- **Stated task**
Only the lines from the one containing "What matplotlib code" through the one containing "plt.rcParams['font.family'] = ['Liberation" belong in the answer; copy them exactly and leave out pictures.
# # #
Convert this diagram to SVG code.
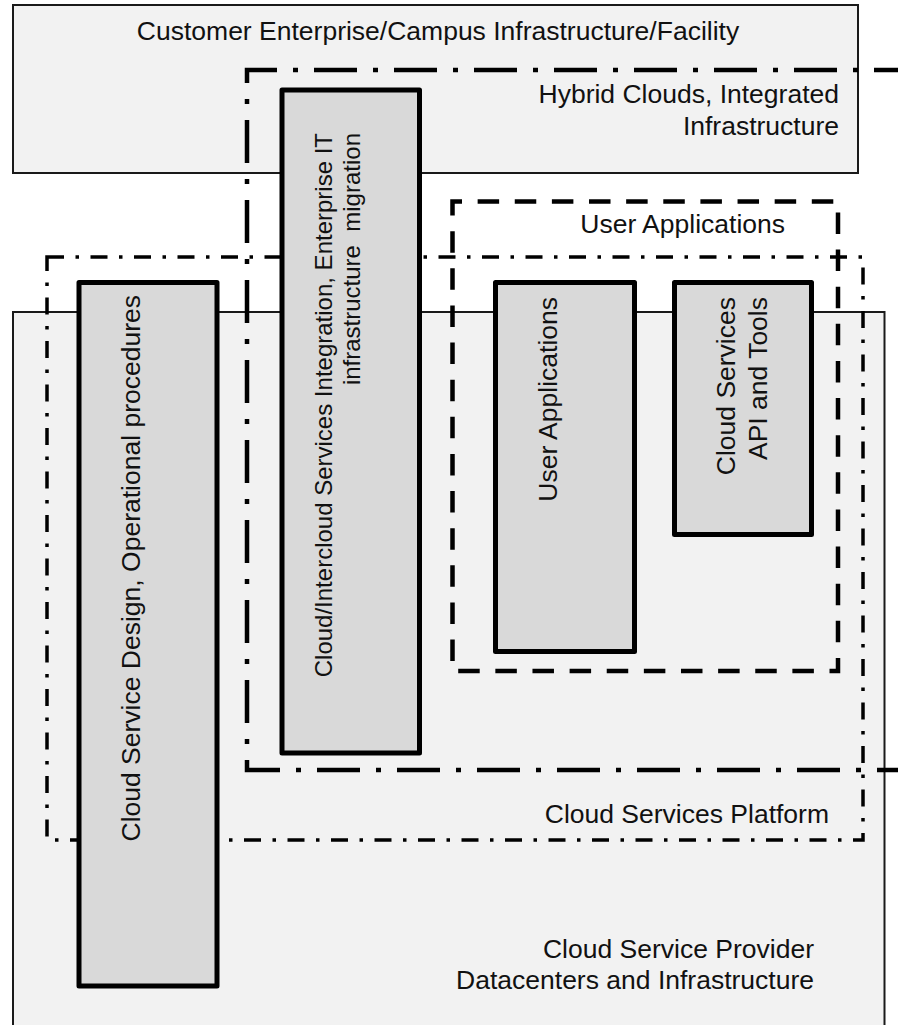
<svg xmlns="http://www.w3.org/2000/svg" width="898" height="1025" viewBox="0 0 898 1025">
<style>
.area{fill:#f2f2f2;stroke:#1a1a1a;stroke-width:2}
.bar{fill:#d9d9d9;stroke:#000;stroke-width:5;stroke-linejoin:round}
.t{font-family:"Liberation Sans",Arial,sans-serif;font-size:26.5px;fill:#111}
.hyb{fill:none;stroke:#000;stroke-width:4.5;stroke-dasharray:43 16 5 16}
.plat{fill:none;stroke:#000;stroke-width:3.5;stroke-dasharray:17 11.5 3.5 11.5}
.ua{fill:none;stroke:#000;stroke-width:4.5;stroke-dasharray:21.5 15.63}
</style>
<rect width="898" height="1025" fill="#fff"/>
<g id="customer">
<rect class="area" x="13" y="5" width="845" height="168"/>
<text class="t" x="438" y="40" text-anchor="middle">Customer Enterprise/Campus Infrastructure/Facility</text>
</g>
<g id="provider">
<rect class="area" x="13" y="312" width="871.5" height="730"/>
<text class="t" x="814" y="958" text-anchor="end">Cloud Service Provider</text>
<text class="t" x="814" y="989" text-anchor="end">Datacenters and Infrastructure</text>
</g>
<g id="platform">
<rect class="plat" x="47" y="257" width="816" height="583"/>
<text class="t" x="829" y="823" text-anchor="end">Cloud Services Platform</text>
</g>
<g id="hybrid">
<path class="hyb" d="M 920,770 H 247 V 70 H 920"/>
<text class="t" x="839" y="103" text-anchor="end">Hybrid Clouds, Integrated</text>
<text class="t" x="839" y="135" text-anchor="end">Infrastructure</text>
</g>
<g id="user-apps-group">
<rect class="ua" x="452.5" y="201.5" width="385.5" height="469.5" stroke-dashoffset="12"/>
<text class="t" x="785" y="233" text-anchor="end">User Applications</text>
</g>
<g id="design">
<rect class="bar" x="79" y="282.5" width="138" height="703.5"/>
<text class="t" transform="translate(140,295) rotate(-90)" text-anchor="end">Cloud Service Design, Operational procedures</text>
</g>
<g id="intercloud">
<rect class="bar" x="282" y="90" width="137.5" height="663"/>
<text class="t" style="font-size:24px" transform="translate(332,133) rotate(-90)" text-anchor="end">Cloud/Intercloud Services Integration, Enterprise IT</text>
<text class="t" style="font-size:24px;white-space:pre" xml:space="preserve" transform="translate(360,133) rotate(-90)" text-anchor="end">infrastructure  migration</text>
</g>
<g id="user-apps">
<rect class="bar" x="495.5" y="282.5" width="139" height="369"/>
<text class="t" transform="translate(557,297) rotate(-90)" text-anchor="end">User Applications</text>
</g>
<g id="api-tools">
<rect class="bar" x="674.5" y="282.5" width="137" height="252"/>
<text class="t" transform="translate(735,297) rotate(-90)" text-anchor="end">Cloud Services</text>
<text class="t" transform="translate(767,297) rotate(-90)" text-anchor="end">API and Tools</text>
</g>
<g id="connectors"></g>
</svg>
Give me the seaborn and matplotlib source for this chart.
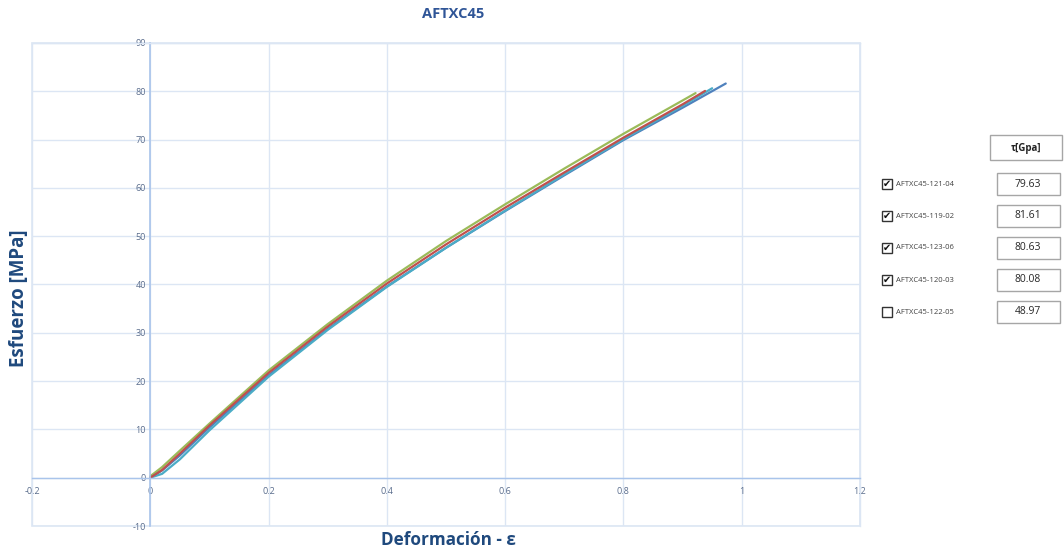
import matplotlib
matplotlib.use("Agg")
import matplotlib.pyplot as plt
from matplotlib.patches import Rectangle
import seaborn as sns
import pandas as pd

# ---------------- data ----------------
title = "AFTXC45"
x_label = "Deformación - ε"
y_label = "Esfuerzo [MPa]"
table_header = "τ[Gpa]"

series_names = ["AFTXC45-121-04", "AFTXC45-119-02", "AFTXC45-123-06",
                "AFTXC45-120-03", "AFTXC45-122-05"]
series_checked = [True, True, True, True, False]
series_tau = ["79.63", "81.61", "80.63", "80.08", "48.97"]
series_colors = ["#9BBB59", "#4F81BD", "#4BACC6", "#C0504D", "#8064A2"]

strain_121_04 = [0, 0.02, 0.05, 0.1, 0.2, 0.3, 0.4, 0.5, 0.6, 0.7, 0.8, 0.9, 0.922]
stress_121_04 = [0.3, 2.2, 5.6, 11.2, 22.2, 31.8, 40.8, 49.0, 56.6, 64.0, 71.2, 78.1, 79.63]

strain_119_02 = [0, 0.02, 0.05, 0.1, 0.2, 0.3, 0.4, 0.5, 0.6, 0.7, 0.8, 0.9, 0.973]
stress_119_02 = [0.0, 1.5, 4.6, 10.4, 21.2, 30.8, 39.6, 47.6, 55.2, 62.6, 69.9, 76.6, 81.61]

strain_123_06 = [0, 0.02, 0.05, 0.1, 0.2, 0.3, 0.4, 0.5, 0.6, 0.7, 0.8, 0.9, 0.950]
stress_123_06 = [0.0, 0.8, 3.8, 9.8, 20.9, 30.6, 39.5, 47.6, 55.3, 62.8, 70.1, 77.0, 80.63]

strain_120_03 = [0, 0.02, 0.05, 0.1, 0.2, 0.3, 0.4, 0.5, 0.6, 0.7, 0.8, 0.9, 0.938]
stress_120_03 = [0.0, 1.6, 5.0, 10.8, 21.7, 31.3, 40.2, 48.3, 55.9, 63.2, 70.4, 77.3, 80.08]

x_ticks = [-0.2, 0, 0.2, 0.4, 0.6, 0.8, 1, 1.2]
x_tick_labels = ["-0.2", "0", "0.2", "0.4", "0.6", "0.8", "1", "1.2"]
y_ticks = [-10, 0, 10, 20, 30, 40, 50, 60, 70, 80, 90]
y_tick_labels = ["-10", "0", "10", "20", "30", "40", "50", "60", "70", "80", "90"]

# ---------------- build long-form frame ----------------
curves = {
    "AFTXC45-121-04": (strain_121_04, stress_121_04),
    "AFTXC45-119-02": (strain_119_02, stress_119_02),
    "AFTXC45-123-06": (strain_123_06, stress_123_06),
    "AFTXC45-120-03": (strain_120_03, stress_120_03),
}
rows = []
for name, (xs, ys) in curves.items():
    for xv, yv in zip(xs, ys):
        rows.append({"serie": name, "strain": xv, "stress": yv})
df = pd.DataFrame(rows)
palette = {n: c for n, c in zip(series_names, series_colors)}

# ---------------- figure ----------------
sns.set_theme(style="white")
plt.rcParams["font.family"] = ["Open Sans", "DejaVu Sans"]

W, H = 1064, 554
fig = plt.figure(figsize=(W / 100, H / 100), dpi=100)
fig.patch.set_facecolor("white")


def fx(px):
    return px / W


def fy(py):
    return 1 - py / H


ax = fig.add_axes([fx(32), fy(526), fx(860) - fx(32), fy(43) - fy(526)])

grid_c = "#DCE6F4"
axis_c = "#A9C4EB"
tick_c = "#596C8C"

ax.set_xlim(-0.2, 1.2)
ax.set_ylim(-10, 90)
ax.set_xticks(x_ticks)
ax.set_xticklabels(x_tick_labels)
ax.set_yticks(y_ticks)
ax.set_yticklabels(y_tick_labels)
ax.grid(True, color=grid_c, linewidth=1.0)
ax.set_axisbelow(True)

# outer plot-area border
ax.add_patch(Rectangle((0, 0), 1, 1, transform=ax.transAxes, fill=False,
                       edgecolor=grid_c, linewidth=1.2, clip_on=False, zorder=0.5))

for side in ["top", "right"]:
    ax.spines[side].set_color(grid_c)
    ax.spines[side].set_linewidth(1.0)
ax.spines["left"].set_position(("data", 0))
ax.spines["bottom"].set_position(("data", 0))
ax.spines["left"].set_color(axis_c)
ax.spines["bottom"].set_color(axis_c)
ax.spines["left"].set_linewidth(1.2)
ax.spines["bottom"].set_linewidth(1.0)
ax.tick_params(axis="both", length=0, labelsize=6.5, labelcolor=tick_c)
ax.tick_params(axis="x", pad=7)
ax.tick_params(axis="y", pad=3)

sns.lineplot(data=df, x="strain", y="stress", hue="serie",
             palette=palette, sort=False, estimator=None, linewidth=1.6,
             legend=False, ax=ax)
ax.set_xlabel("")
ax.set_ylabel("")

# titles and axis labels
title_c = "#2F5597"
lab_c = "#1F497D"
fig.text(fx(453), fy(14), title, ha="center", va="center", fontsize=10.5,
         fontweight="bold", color=title_c)
fig.text(fx(19), fy(298), y_label, ha="center", va="center", rotation=90,
         fontsize=13.5, fontweight="bold", color=lab_c)
fig.text(fx(448), fy(540), x_label, ha="center", va="center",
         fontsize=12.3, fontweight="bold", color=lab_c)

# ---------------- side table ----------------
box_ec = "#A6A6A6"
fig.add_artist(Rectangle((fx(990), fy(160)), fx(1062) - fx(990), fy(135) - fy(160),
                         transform=fig.transFigure, facecolor="white",
                         edgecolor=box_ec, linewidth=1.0))
fig.text(fx(1026), fy(148), table_header, ha="center", va="center",
         fontsize=7, fontweight="bold", color="#262626")

row_y = [184, 216, 248, 280, 312]
for name, chk, tau, ry in zip(series_names, series_checked, series_tau, row_y):
    fig.add_artist(Rectangle((fx(997), fy(ry + 11)), fx(1060) - fx(997), fy(ry - 11) - fy(ry + 11),
                             transform=fig.transFigure, facecolor="white",
                             edgecolor=box_ec, linewidth=1.0))
    fig.text(fx(1028), fy(ry), tau, ha="center", va="center",
             fontsize=7.5, color="#262626")
    fig.add_artist(Rectangle((fx(882), fy(ry + 5)), fx(892) - fx(882), fy(ry - 5) - fy(ry + 5),
                             transform=fig.transFigure, facecolor="white",
                             edgecolor="#333333", linewidth=1.0))
    if chk:
        fig.text(fx(887), fy(ry), "✔", ha="center", va="center",
                 fontsize=7, color="#111111", family=["DejaVu Sans"])
    fig.text(fx(896), fy(ry), name, ha="left", va="center",
             fontsize=5.5, color="#404040")

fig.savefig("out.png", dpi=100, facecolor="white")
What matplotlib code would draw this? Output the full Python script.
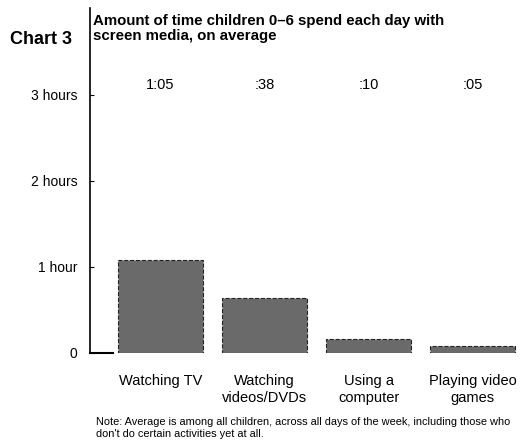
import matplotlib
matplotlib.use('Agg')
import matplotlib.pyplot as plt
import numpy as np

plt.rcParams['font.family'] = ['Liberation Sans', 'DejaVu Sans']

# data (hours per day)
categories = ['Watching TV', 'Watching\nvideos/DVDs', 'Using a\ncomputer', 'Playing video\ngames']
hours = [65 / 60, 38 / 60, 10 / 60, 5 / 60]
value_labels = ['1:05', ':38', ':10', ':05']
ytick_vals = [0, 1, 2, 3]
ytick_labels = ['0', '1 hour', '2 hours', '3 hours']

fig = plt.figure(figsize=(5.29, 4.45), dpi=100)
ax = fig.add_axes([0.170, 0.207, 0.83, 0.775])

x = np.arange(len(categories))
ax.bar(x, hours, width=0.82, color='#6a6a6a', edgecolor='#222222',
       linewidth=0.8, linestyle='--')

for xi, lab in zip(x, value_labels):
    ax.text(xi, 3.12, lab, ha='center', va='center', fontsize=10.5, color='black')

ax.set_xlim(-0.677, 3.54)
ax.set_ylim(0, 4.01)
ax.set_yticks(ytick_vals)
ax.set_yticklabels(ytick_labels, fontsize=10)
ax.set_xticks(x)
ax.set_xticklabels(categories, fontsize=10.5, linespacing=1.3)
ax.tick_params(axis='y', direction='in', length=3, width=0.8, pad=9)
ax.tick_params(axis='x', length=0, pad=15)

for s in ['top', 'right']:
    ax.spines[s].set_visible(False)
ax.spines['left'].set_linewidth(1.2)
ax.spines['bottom'].set_linewidth(1.5)
ax.spines['bottom'].set_bounds(-0.677, -0.456)

fig.text(0.019, 0.912, 'Chart 3', fontsize=13, fontweight='bold', va='center')
fig.text(0.176, 0.936, 'Amount of time children 0\u20136 spend each day with\nscreen media, on average',
         fontsize=10.8, fontweight='bold', va='center', linespacing=1.15)
fig.text(0.181, 0.038, "Note: Average is among all children, across all days of the week, including those who\n"
         "don't do certain activities yet at all.", fontsize=7.9, va='center', linespacing=1.15)

fig.savefig('out.png', dpi=100)
plt.close()
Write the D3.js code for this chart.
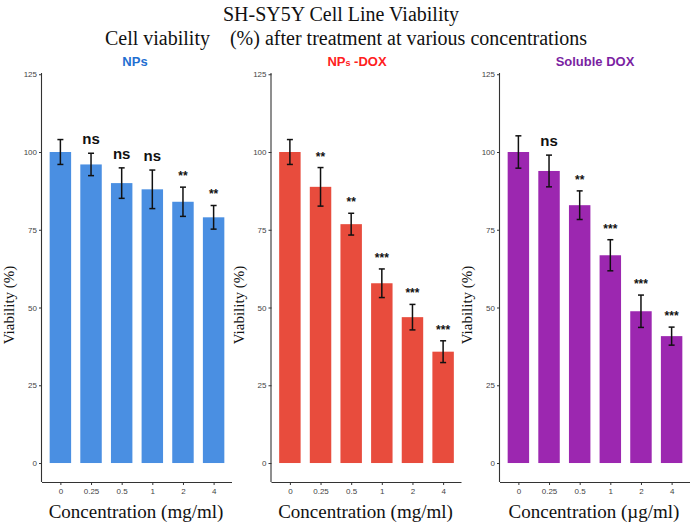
# # #
- **Exercise answer**
What matplotlib code would draw this? Output the full Python script.
import matplotlib
matplotlib.use('Agg')
import matplotlib.pyplot as plt
import numpy as np

plt.rcParams['font.family'] = ['Liberation Sans', 'DejaVu Sans']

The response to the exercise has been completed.